Take the lines from the top down to and including the one with "minimum width=403.5pt, minimum" and repeat them exactly. Omit images.

__________

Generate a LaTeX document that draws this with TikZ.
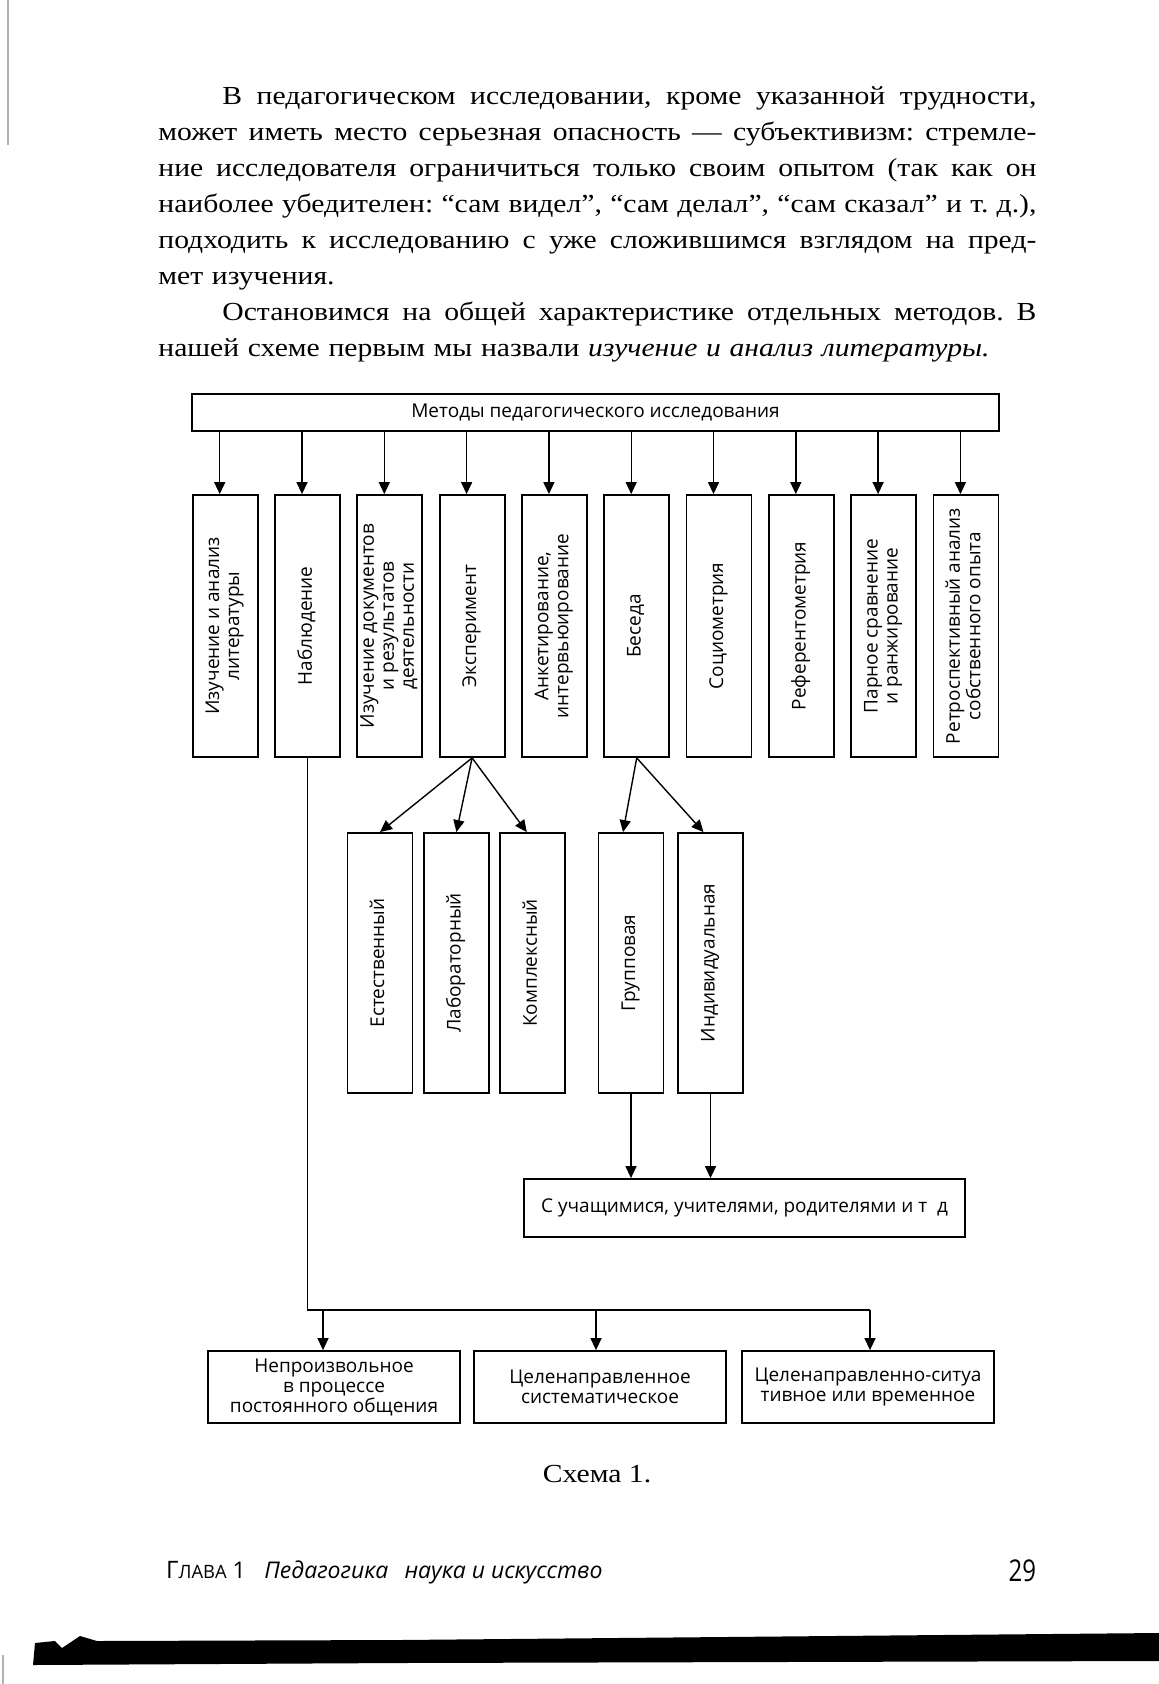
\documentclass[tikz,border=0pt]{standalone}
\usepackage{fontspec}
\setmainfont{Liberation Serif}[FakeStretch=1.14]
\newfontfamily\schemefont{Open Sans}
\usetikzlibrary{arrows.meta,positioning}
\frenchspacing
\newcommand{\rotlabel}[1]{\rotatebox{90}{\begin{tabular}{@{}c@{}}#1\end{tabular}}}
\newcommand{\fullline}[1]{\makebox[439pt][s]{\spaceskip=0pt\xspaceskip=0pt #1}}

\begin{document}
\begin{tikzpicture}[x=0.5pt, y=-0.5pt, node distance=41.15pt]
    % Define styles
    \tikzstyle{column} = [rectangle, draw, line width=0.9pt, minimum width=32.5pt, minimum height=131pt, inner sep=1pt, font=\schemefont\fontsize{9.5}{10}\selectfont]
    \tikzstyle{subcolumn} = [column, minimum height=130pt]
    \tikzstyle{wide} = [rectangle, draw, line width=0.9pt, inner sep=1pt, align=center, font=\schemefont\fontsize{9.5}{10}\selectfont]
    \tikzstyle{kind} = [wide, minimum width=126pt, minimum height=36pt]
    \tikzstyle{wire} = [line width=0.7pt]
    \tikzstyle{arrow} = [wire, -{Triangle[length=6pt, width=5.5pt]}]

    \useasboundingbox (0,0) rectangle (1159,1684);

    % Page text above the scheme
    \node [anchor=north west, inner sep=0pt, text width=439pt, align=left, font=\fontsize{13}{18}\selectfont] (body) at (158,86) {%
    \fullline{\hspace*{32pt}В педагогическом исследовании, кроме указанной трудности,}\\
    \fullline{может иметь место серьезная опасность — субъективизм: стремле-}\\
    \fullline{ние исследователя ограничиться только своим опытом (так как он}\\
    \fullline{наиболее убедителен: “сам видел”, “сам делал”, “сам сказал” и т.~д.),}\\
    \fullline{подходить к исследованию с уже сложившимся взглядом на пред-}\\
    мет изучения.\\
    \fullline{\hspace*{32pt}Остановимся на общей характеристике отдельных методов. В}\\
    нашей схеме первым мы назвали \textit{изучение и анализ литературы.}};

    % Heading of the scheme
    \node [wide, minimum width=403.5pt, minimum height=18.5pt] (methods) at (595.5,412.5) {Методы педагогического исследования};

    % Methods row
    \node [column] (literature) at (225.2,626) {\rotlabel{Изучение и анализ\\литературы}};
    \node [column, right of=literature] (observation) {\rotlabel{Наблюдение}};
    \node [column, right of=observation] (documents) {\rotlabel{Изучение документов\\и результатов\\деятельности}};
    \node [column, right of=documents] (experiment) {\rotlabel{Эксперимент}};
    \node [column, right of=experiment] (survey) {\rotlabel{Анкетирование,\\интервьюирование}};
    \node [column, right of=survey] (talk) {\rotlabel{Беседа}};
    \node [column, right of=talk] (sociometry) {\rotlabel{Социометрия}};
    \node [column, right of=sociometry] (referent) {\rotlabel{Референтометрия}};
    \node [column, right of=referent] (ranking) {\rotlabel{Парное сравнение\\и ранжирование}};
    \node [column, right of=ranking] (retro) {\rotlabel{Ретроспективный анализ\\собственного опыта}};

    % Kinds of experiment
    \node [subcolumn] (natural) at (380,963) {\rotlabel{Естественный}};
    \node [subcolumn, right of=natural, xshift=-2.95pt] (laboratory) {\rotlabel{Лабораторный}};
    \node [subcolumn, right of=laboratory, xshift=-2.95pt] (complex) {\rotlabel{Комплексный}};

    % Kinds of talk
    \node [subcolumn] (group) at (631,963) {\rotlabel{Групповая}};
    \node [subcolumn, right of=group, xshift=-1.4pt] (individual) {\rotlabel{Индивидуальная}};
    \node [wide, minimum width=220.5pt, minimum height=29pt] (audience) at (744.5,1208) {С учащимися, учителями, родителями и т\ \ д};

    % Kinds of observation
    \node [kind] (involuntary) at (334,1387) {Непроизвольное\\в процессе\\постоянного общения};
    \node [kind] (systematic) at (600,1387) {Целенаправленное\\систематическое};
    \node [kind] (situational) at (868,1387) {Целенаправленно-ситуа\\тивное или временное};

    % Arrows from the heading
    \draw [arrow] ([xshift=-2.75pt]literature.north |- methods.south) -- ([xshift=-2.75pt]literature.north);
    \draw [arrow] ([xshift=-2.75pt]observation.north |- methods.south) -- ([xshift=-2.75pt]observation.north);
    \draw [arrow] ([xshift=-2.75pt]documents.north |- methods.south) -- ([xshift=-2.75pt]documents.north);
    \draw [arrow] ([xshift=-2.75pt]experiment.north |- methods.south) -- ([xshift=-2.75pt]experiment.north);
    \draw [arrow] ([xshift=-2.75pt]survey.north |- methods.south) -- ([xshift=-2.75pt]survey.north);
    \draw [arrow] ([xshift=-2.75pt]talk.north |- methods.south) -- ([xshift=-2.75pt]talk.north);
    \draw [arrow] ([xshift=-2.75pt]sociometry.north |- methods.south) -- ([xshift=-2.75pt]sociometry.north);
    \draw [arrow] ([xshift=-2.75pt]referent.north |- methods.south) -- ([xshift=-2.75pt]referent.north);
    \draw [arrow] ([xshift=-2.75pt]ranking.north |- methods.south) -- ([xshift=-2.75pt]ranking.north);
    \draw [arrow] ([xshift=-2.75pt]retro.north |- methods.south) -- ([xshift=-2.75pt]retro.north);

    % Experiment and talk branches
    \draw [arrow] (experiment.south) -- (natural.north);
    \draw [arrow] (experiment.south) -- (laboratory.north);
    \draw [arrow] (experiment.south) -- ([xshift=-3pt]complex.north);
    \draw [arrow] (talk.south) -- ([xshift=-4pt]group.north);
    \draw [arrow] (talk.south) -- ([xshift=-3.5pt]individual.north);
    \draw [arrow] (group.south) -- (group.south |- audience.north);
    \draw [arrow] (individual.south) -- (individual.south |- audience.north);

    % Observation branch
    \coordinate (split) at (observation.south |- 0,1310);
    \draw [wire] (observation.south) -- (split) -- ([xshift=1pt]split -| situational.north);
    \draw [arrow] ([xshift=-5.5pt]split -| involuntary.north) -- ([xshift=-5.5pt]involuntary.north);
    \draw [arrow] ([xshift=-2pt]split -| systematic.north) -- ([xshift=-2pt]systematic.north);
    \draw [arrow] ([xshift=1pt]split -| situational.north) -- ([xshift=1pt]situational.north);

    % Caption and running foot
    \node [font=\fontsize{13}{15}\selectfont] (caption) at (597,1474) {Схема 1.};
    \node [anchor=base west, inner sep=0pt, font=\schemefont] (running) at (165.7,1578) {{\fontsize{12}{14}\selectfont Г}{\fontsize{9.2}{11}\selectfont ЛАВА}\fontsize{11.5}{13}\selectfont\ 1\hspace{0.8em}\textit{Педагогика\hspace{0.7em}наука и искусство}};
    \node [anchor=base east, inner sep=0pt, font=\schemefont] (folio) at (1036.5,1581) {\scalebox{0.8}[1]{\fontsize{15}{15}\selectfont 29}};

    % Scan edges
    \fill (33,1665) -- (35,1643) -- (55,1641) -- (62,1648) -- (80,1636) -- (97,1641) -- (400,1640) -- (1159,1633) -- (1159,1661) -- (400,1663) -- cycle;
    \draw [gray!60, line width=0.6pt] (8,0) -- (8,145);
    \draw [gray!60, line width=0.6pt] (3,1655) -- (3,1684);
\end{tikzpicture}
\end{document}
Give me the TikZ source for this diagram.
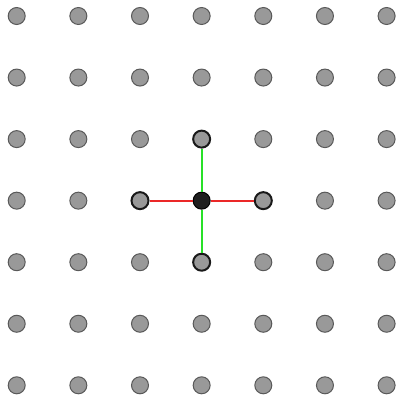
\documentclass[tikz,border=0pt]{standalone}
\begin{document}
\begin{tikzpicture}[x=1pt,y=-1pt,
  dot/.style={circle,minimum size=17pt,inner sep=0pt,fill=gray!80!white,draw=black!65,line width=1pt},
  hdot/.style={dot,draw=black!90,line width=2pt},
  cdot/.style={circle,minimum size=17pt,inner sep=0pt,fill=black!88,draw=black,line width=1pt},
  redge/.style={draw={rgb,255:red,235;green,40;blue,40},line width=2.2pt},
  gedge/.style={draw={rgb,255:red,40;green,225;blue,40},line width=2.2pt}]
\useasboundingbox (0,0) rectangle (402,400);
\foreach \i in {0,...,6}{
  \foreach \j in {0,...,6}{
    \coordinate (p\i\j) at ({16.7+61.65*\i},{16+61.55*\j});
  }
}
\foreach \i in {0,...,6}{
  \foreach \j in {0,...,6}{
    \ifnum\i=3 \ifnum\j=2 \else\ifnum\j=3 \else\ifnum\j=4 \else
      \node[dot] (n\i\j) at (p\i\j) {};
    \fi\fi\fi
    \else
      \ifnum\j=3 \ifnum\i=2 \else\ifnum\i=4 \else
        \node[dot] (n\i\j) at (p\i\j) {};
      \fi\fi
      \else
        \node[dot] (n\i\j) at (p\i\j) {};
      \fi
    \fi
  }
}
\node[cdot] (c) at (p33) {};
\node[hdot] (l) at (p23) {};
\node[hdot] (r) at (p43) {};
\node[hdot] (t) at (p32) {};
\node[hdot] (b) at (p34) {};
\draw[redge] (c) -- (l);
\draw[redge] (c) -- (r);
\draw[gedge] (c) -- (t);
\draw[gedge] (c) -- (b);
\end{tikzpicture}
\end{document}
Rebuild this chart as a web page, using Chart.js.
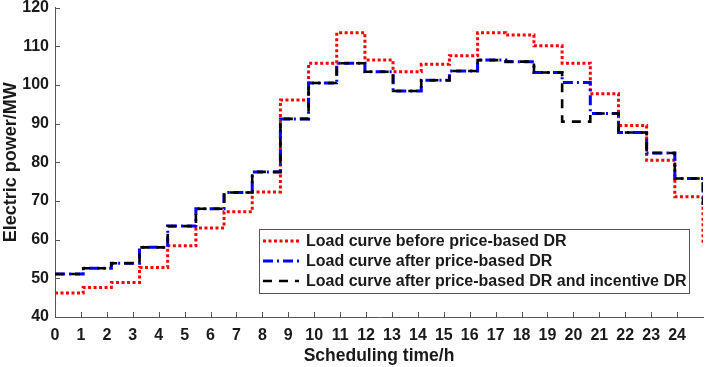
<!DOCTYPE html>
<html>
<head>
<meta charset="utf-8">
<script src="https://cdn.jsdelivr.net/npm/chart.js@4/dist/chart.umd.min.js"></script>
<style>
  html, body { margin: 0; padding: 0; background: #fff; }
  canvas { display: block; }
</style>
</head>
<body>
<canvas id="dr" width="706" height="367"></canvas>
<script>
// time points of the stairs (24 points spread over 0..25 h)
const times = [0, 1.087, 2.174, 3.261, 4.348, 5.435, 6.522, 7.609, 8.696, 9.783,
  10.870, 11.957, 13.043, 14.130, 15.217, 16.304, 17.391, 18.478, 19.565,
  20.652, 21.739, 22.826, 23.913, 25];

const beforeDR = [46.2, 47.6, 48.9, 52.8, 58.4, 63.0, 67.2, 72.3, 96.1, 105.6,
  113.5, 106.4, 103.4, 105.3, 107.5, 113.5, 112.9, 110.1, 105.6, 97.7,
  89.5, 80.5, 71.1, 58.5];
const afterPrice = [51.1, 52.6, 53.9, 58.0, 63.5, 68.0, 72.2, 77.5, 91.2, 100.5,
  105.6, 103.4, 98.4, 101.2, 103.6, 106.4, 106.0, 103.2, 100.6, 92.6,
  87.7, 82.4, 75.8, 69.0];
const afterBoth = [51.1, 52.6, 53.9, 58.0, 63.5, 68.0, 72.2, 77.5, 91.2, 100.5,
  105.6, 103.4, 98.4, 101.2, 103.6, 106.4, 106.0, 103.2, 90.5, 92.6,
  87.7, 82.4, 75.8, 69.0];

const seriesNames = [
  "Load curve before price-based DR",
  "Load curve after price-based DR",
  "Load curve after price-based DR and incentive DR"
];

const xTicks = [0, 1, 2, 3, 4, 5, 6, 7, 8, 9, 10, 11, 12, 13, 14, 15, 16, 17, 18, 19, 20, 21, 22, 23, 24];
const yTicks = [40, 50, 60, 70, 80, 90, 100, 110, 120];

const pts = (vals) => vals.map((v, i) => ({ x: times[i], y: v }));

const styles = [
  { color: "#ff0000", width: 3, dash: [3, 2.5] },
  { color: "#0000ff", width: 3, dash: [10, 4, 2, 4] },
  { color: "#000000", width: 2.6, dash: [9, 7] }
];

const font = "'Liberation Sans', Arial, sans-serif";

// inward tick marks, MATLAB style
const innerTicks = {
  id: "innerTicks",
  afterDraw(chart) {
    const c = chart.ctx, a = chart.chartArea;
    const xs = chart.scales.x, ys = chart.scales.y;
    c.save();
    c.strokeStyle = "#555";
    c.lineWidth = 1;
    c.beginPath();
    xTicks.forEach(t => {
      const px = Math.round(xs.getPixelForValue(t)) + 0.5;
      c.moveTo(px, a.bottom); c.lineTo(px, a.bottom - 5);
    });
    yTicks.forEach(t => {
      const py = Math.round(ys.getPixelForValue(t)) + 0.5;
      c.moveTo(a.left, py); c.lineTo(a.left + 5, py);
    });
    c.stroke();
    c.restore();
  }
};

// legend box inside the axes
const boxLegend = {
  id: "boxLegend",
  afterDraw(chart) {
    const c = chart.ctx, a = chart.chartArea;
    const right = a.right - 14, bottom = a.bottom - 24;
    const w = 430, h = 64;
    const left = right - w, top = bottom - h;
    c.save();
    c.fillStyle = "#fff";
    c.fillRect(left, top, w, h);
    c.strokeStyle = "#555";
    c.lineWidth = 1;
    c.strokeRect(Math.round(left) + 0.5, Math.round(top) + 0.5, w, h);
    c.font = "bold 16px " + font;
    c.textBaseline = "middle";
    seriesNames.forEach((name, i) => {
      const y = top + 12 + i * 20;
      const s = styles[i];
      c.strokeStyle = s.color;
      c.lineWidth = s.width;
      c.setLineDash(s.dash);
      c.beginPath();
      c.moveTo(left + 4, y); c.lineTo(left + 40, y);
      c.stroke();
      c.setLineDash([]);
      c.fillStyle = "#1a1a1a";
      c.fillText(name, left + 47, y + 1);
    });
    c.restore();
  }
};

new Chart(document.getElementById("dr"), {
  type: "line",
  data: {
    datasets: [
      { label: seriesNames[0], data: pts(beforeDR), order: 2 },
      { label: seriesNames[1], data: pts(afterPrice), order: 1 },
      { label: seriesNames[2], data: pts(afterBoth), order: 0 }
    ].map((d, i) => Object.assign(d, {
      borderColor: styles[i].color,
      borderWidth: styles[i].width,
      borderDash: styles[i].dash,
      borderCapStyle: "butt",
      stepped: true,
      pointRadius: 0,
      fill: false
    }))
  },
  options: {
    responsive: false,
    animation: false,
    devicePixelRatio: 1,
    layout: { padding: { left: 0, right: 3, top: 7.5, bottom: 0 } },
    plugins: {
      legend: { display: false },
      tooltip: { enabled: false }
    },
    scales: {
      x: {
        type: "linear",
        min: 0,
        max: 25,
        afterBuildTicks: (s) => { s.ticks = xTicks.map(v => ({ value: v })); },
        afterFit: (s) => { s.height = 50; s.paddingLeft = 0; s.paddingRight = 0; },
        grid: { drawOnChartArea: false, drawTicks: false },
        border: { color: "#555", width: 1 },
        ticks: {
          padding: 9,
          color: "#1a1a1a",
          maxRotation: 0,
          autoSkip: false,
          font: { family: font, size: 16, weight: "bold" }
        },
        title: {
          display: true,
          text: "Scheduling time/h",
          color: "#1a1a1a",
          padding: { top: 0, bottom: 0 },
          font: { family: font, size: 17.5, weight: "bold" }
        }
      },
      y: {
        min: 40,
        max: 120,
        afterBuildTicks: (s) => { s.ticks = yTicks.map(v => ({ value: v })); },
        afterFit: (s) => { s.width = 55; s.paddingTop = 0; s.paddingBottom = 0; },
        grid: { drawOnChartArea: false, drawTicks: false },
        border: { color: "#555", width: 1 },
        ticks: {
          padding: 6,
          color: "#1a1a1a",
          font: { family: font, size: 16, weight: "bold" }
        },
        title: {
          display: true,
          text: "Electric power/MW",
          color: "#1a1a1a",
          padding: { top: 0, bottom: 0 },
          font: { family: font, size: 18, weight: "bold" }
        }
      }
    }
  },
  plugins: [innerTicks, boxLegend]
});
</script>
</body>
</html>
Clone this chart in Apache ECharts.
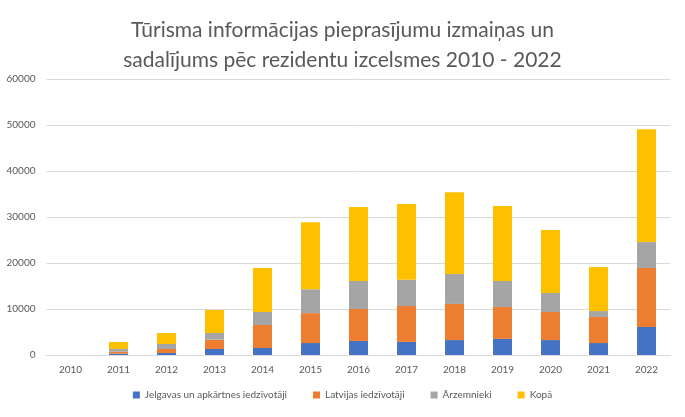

__________

**Reply to the task**
Generate a LaTeX document that draws this with TikZ.
\documentclass[tikz,border=0pt]{standalone}
\usepackage{fontspec}
\setmainfont{Liberation Serif}[FakeStretch=1.14]
\newfontfamily\schemefont{Open Sans}
\usetikzlibrary{arrows.meta,positioning}
\frenchspacing
\newcommand{\rotlabel}[1]{\rotatebox{90}{\begin{tabular}{@{}c@{}}#1\end{tabular}}}
\newcommand{\fullline}[1]{\makebox[439pt][s]{\spaceskip=0pt\xspaceskip=0pt #1}}

\begin{document}
\begin{tikzpicture}[x=0.5pt, y=-0.5pt, node distance=41.15pt]
    % Define styles
    \tikzstyle{column} = [rectangle, draw, line width=0.9pt, minimum width=32.5pt, minimum height=131pt, inner sep=1pt, font=\schemefont\fontsize{9.5}{10}\selectfont]
    \tikzstyle{subcolumn} = [column, minimum height=130pt]
    \tikzstyle{wide} = [rectangle, draw, line width=0.9pt, inner sep=1pt, align=center, font=\schemefont\fontsize{9.5}{10}\selectfont]
    \tikzstyle{kind} = [wide, minimum width=126pt, minimum height=36pt]
    \tikzstyle{wire} = [line width=0.7pt]
    \tikzstyle{arrow} = [wire, -{Triangle[length=6pt, width=5.5pt]}]

    \useasboundingbox (0,0) rectangle (1159,1684);

    % Page text above the scheme
    \node [anchor=north west, inner sep=0pt, text width=439pt, align=left, font=\fontsize{13}{18}\selectfont] (body) at (158,86) {%
    \fullline{\hspace*{32pt}В педагогическом исследовании, кроме указанной трудности,}\\
    \fullline{может иметь место серьезная опасность — субъективизм: стремле-}\\
    \fullline{ние исследователя ограничиться только своим опытом (так как он}\\
    \fullline{наиболее убедителен: “сам видел”, “сам делал”, “сам сказал” и т.~д.),}\\
    \fullline{подходить к исследованию с уже сложившимся взглядом на пред-}\\
    мет изучения.\\
    \fullline{\hspace*{32pt}Остановимся на общей характеристике отдельных методов. В}\\
    нашей схеме первым мы назвали \textit{изучение и анализ литературы.}};

    % Heading of the scheme
    \node [wide, minimum width=403.5pt, minimum height=18.5pt] (methods) at (595.5,412.5) {Методы педагогического исследования};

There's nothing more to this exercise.